Saturday, December 25, 2010

Day 14--Two Week Mile Marker

Today is Christmas!  Christmas is always one of my very favorite holidays of the year, and today was an especially good one.  We had a great time with the family as we worshipped together, opened presents, and ate lots of great food.  It was especially fun to watch Robby and his cousin enjoy the presents this afternoon.

I have thought quite a lot about the project today, I think in part because I've hit the two week mile mark.  But, in particular today, I've been thinking about expectations.  Christmas used to be something of a struggle for me.  I used to see all of those beautifully wrapped presents under the tree and see much more than what was actually there.  The presents would go on to ultimately reveal things like new clothes, new gadgets or toys, new books, etc.  Sometimes I would love and be excited about the presents; sometimes the presents were inevitably something that I was not particularly fond of.  Ultimately though, no matter how many presents I would get or how much I liked them all collectively, Christmas afternoon would usher in feelings of being let down.
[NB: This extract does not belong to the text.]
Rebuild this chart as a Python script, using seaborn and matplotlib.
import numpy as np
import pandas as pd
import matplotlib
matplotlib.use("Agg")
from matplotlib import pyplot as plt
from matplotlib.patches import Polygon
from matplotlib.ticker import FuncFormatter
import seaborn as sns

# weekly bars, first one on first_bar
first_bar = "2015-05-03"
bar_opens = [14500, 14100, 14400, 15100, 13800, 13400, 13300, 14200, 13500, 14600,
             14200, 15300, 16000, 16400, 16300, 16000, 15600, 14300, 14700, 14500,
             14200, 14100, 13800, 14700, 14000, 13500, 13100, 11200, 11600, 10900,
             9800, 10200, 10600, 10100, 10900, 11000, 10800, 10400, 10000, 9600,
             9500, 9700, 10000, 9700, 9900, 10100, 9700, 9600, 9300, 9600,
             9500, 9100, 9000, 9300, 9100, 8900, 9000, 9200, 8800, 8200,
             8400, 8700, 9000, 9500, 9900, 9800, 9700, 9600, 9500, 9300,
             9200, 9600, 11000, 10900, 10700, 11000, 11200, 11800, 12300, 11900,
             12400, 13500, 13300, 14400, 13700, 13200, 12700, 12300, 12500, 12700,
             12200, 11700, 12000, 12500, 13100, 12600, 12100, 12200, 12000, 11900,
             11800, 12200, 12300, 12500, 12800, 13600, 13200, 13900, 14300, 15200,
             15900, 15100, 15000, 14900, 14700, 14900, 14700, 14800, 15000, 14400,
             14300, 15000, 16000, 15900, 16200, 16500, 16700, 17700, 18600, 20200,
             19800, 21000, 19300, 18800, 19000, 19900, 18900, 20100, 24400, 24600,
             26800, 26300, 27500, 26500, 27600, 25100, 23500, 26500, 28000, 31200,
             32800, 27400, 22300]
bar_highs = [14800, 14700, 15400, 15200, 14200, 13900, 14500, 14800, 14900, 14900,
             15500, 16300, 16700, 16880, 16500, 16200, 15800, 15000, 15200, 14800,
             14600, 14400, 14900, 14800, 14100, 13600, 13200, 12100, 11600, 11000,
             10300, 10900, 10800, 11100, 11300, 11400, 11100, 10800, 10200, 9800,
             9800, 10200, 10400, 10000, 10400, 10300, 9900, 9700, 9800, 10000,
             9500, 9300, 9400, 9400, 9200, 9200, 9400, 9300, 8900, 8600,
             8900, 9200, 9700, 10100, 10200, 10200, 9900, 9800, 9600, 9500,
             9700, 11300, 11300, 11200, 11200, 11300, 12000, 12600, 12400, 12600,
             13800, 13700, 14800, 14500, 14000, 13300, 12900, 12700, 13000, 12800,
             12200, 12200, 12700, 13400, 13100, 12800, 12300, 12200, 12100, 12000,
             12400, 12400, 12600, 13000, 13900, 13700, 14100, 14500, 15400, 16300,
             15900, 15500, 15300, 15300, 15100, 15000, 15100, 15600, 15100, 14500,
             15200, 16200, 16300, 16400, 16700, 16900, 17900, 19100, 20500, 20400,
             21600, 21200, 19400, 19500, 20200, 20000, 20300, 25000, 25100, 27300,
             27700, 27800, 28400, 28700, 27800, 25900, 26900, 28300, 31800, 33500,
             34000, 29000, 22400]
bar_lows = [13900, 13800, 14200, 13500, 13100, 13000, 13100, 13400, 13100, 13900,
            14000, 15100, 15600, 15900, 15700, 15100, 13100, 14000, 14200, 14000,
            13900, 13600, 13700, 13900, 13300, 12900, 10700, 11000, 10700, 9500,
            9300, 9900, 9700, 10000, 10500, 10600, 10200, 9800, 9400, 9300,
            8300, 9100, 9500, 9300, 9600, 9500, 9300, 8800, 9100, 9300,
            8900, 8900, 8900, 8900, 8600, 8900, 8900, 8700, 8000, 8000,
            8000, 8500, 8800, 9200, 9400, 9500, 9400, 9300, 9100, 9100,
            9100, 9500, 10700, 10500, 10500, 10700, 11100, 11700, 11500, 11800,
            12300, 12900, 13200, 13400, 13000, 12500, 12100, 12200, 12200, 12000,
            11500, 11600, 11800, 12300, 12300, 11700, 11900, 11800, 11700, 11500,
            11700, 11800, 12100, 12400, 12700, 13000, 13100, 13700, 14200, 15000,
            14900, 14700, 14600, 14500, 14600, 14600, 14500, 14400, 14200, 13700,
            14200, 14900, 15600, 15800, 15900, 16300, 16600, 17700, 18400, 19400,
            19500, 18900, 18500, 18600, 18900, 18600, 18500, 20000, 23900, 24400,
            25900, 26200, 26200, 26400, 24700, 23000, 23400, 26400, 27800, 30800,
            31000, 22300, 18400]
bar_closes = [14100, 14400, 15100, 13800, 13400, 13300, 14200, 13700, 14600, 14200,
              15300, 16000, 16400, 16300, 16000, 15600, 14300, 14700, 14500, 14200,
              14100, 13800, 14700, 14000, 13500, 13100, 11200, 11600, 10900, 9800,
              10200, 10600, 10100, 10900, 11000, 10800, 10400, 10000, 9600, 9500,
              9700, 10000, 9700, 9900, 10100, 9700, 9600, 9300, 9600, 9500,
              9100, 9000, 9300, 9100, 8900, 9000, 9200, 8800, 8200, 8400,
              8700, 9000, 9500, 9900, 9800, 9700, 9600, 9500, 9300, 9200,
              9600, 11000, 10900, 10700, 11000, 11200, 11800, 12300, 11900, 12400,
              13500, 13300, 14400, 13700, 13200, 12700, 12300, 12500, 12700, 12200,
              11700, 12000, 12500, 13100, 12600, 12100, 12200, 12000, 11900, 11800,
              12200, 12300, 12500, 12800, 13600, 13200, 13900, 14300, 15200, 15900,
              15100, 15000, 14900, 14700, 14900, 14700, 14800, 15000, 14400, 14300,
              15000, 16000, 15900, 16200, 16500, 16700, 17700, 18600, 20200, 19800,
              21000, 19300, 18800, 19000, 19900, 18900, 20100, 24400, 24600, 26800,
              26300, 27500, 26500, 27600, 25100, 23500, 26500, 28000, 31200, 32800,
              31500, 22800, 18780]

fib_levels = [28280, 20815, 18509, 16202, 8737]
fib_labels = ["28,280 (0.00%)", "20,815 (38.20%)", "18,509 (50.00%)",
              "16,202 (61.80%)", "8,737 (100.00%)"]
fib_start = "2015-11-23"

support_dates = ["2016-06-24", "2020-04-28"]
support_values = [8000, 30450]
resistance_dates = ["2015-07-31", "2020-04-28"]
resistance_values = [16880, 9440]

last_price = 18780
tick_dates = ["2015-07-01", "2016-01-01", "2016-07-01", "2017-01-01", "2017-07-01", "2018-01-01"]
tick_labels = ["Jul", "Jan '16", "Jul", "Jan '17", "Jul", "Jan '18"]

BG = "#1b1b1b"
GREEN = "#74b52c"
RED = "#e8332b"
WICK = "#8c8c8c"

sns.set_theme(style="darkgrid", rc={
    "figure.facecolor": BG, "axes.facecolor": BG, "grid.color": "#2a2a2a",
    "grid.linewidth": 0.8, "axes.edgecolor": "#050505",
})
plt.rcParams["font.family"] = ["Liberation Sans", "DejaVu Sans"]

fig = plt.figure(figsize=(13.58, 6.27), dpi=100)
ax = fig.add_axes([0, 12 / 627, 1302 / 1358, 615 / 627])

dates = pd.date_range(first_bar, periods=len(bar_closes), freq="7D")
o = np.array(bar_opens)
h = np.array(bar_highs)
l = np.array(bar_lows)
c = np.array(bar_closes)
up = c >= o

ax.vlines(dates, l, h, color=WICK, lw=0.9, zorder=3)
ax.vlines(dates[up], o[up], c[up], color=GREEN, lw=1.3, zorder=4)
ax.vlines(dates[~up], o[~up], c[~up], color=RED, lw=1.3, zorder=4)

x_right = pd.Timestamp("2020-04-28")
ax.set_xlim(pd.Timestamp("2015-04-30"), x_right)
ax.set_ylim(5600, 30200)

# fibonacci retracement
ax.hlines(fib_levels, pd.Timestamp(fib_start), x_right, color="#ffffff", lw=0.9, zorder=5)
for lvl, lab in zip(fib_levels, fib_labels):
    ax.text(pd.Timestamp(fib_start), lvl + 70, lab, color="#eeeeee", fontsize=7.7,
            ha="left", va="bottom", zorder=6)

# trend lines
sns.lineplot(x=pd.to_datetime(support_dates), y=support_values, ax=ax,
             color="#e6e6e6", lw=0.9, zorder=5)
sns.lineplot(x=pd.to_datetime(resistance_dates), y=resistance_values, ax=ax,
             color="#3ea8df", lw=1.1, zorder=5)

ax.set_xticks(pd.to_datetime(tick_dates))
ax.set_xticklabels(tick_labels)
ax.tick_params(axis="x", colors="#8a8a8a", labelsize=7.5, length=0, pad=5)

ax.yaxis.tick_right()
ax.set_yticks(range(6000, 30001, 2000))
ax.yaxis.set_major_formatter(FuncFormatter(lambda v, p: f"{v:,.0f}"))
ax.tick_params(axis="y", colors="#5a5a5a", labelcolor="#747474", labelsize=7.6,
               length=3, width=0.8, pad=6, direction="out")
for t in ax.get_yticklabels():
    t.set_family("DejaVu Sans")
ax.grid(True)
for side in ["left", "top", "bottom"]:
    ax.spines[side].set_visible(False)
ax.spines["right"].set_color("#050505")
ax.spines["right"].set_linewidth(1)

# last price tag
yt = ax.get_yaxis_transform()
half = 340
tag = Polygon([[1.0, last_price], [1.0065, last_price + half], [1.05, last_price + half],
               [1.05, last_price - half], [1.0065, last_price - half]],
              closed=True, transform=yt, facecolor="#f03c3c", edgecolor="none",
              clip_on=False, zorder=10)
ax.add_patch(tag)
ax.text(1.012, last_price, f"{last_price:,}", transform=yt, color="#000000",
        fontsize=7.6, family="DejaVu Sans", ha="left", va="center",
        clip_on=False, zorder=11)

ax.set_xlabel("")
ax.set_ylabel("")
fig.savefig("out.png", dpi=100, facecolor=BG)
The problem was that I wasn't really seeing the gift giving aspect of Christmas as a way for loved ones to express their appreciation of one another.  I was seeing it as a potentially game changing day.  Surely something under that tree was going to offer me an intangible ticket to something more, to more happiness, to a better life.  Of course that never happened.  As I've gotten older, I've learned to appreciate the gift exchange for what it is and to take pleasure in the giving as much as the receiving.  I've learned that the gift exchanges are meant to be opportunities to show how much we care for and appreciate those whom we love and share our lives with.

This project, however, has interesting ramifications in terms of my struggle with gifts and expectations.  On the one hand, the overarching and obvious goal of this project is to find ways to show how much I care for and appreciate Barney.  And, I am doing it in a way so as to not build expectations for Barney at all.  However, I definitely have expectations myself; I want this project to somehow be transformative of both my marriage and myself.  Today though I've been thinking that if I persist in that style of thinking, the project will be crippled from the outset.  I need to remember that what makes this project is its very simplicity.  If there are larger outcomes than just finding a way to make Barney's day brighter each day, then that is amazing.  But for now, I am just going to focus on the small goals.


p.s. You might have noticed that I didn't discuss my goal for today.  Some things must stay between man and wife, so all I'm going to say is that I had a goal for today, and I was able to meet it.